I thought about writing this note to leadership in large-scale enterprise because based upon my interaction with the leaders as well as employees, I felt a lot of grey areas in which the employee re-skilling and up-skilling are carried out in them

One size doesn’t fit all

There are two major categories of employees in the enterprises – new graduates (experience typically varies from 0-5 years) and Existing employees (5+ years of experience)

Generally, the way re-skilling trainings are rolled-out are same for both the categories of employees. The justification for this is uncertainty about rate of change of technology - when technology changes so quickly, then how can we customize the trainings so fast, and, of course, the costs associated with re-skilling.

However, executives need to plan that the focus of training to workforce entering the enterprise is more technical, whereas the training for the existing employees is either more role-specific or train-the-trainer types. This is evident from this report which states that there is a fundamental disconnect between how employers feel they are being reskilled vs how employees feel they are reskilled. The trust which executives have on their reskilling initiatives is far more than the value employees feel from such activities.

We need to bridge this disconnect.

And the solution to this problem is very elementary, as can be leveraged from the methods of delivering any reskilling programs – train the employees in a manner that they see value, get enough projects to test the waters, and feel that these programs help them with career growth (rather than fear of losing their jobs!)

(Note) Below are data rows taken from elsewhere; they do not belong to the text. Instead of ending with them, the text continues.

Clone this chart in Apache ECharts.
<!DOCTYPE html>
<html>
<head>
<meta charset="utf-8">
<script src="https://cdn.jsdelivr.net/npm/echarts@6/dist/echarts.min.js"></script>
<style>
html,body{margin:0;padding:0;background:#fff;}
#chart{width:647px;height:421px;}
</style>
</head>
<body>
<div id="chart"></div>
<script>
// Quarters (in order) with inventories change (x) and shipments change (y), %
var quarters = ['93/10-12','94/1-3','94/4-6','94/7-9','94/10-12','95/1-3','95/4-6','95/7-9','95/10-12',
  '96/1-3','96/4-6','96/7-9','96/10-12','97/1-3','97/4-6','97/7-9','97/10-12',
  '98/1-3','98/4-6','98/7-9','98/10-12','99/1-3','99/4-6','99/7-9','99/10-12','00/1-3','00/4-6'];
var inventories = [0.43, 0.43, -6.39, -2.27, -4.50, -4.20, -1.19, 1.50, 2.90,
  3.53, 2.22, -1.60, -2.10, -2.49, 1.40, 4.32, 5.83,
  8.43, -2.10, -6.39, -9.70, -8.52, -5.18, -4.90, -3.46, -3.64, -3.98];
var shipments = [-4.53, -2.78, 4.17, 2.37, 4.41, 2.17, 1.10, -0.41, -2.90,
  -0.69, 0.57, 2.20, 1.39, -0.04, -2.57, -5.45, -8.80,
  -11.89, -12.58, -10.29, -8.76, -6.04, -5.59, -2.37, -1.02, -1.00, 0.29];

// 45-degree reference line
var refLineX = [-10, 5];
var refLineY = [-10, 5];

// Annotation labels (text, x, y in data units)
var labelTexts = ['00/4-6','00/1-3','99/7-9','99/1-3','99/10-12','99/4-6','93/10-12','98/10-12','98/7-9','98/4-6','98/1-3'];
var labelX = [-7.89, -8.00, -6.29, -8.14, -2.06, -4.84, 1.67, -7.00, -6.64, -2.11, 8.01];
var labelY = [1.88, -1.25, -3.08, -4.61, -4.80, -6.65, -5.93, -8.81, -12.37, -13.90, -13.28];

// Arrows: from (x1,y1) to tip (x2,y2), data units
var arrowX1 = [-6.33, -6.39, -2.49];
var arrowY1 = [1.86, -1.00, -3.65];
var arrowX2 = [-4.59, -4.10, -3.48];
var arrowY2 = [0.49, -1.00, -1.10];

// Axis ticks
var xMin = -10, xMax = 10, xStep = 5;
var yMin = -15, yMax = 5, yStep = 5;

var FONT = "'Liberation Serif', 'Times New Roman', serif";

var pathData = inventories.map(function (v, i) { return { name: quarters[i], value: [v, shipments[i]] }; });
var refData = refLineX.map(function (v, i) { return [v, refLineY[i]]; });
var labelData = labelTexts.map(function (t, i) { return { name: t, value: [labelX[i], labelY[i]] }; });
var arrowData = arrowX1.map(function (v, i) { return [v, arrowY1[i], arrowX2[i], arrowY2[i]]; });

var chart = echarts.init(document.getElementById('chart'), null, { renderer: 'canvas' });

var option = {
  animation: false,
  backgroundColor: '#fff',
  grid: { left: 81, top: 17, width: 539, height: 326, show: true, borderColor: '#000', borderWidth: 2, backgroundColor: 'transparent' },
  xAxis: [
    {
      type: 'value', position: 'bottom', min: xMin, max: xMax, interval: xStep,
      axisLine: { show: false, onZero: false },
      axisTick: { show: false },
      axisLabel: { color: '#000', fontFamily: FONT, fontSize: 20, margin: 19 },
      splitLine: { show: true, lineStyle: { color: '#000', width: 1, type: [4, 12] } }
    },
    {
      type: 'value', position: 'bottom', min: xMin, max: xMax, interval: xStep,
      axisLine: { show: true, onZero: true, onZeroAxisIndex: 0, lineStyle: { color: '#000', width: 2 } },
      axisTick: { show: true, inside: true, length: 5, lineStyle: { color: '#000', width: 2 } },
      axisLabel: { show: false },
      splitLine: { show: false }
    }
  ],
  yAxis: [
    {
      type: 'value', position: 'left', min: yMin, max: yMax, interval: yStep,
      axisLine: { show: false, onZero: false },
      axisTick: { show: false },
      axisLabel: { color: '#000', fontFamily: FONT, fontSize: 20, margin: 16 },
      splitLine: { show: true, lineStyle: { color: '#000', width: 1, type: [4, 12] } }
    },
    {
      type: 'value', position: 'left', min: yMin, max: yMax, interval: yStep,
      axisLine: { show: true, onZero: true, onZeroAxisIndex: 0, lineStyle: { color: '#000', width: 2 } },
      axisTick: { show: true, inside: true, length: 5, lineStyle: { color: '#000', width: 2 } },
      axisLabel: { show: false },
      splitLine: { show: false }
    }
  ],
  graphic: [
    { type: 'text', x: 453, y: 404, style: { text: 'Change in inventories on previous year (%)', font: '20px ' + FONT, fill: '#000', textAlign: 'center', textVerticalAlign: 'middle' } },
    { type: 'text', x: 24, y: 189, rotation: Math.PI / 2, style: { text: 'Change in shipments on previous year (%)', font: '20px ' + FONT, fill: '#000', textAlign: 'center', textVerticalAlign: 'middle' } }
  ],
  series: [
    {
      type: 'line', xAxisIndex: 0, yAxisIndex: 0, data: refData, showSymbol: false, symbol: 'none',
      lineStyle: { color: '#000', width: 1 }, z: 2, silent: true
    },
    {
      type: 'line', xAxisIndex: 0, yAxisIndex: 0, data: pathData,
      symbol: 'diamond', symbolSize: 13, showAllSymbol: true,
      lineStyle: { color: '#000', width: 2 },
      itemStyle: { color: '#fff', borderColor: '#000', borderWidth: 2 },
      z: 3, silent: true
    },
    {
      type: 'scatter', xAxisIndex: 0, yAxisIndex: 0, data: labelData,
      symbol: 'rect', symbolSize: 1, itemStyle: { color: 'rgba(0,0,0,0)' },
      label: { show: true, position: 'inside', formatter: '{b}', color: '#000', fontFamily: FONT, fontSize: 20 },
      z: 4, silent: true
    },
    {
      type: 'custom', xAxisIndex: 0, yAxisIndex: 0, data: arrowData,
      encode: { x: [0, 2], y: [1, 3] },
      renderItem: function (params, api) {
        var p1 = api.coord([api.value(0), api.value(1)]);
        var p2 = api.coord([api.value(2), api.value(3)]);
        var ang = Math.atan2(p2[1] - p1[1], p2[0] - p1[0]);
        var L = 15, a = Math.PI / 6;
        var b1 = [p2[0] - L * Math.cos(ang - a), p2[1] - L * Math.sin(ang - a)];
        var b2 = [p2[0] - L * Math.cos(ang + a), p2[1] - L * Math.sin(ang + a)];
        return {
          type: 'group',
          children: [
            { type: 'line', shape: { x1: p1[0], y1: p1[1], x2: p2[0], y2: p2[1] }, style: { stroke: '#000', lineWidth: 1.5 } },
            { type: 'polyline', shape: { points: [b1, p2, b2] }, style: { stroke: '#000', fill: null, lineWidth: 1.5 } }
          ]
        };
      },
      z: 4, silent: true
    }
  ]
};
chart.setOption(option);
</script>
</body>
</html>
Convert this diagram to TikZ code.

Executives need to share the responsibility in helping employees to learn & adopt new skills. They can begin by communicating the need for reskilling, helping the employees to identify his/her interest areas, enterprise priorities, and discuss how can the employee add more value, and help them get trained through customized & structured learning paths. The employee should also get the visibility on how his/her new acquired knowledge will be leveraged in the future, so that the fear of becoming replicable goes, and the conviction is built right from the beginning.

From numerous research (one here), we find that employees are actually aware of Digital, AI & automation, and want to learn it. It’s only the enterprises which are unable to keep-pace with the employees demand for learning esp. AI.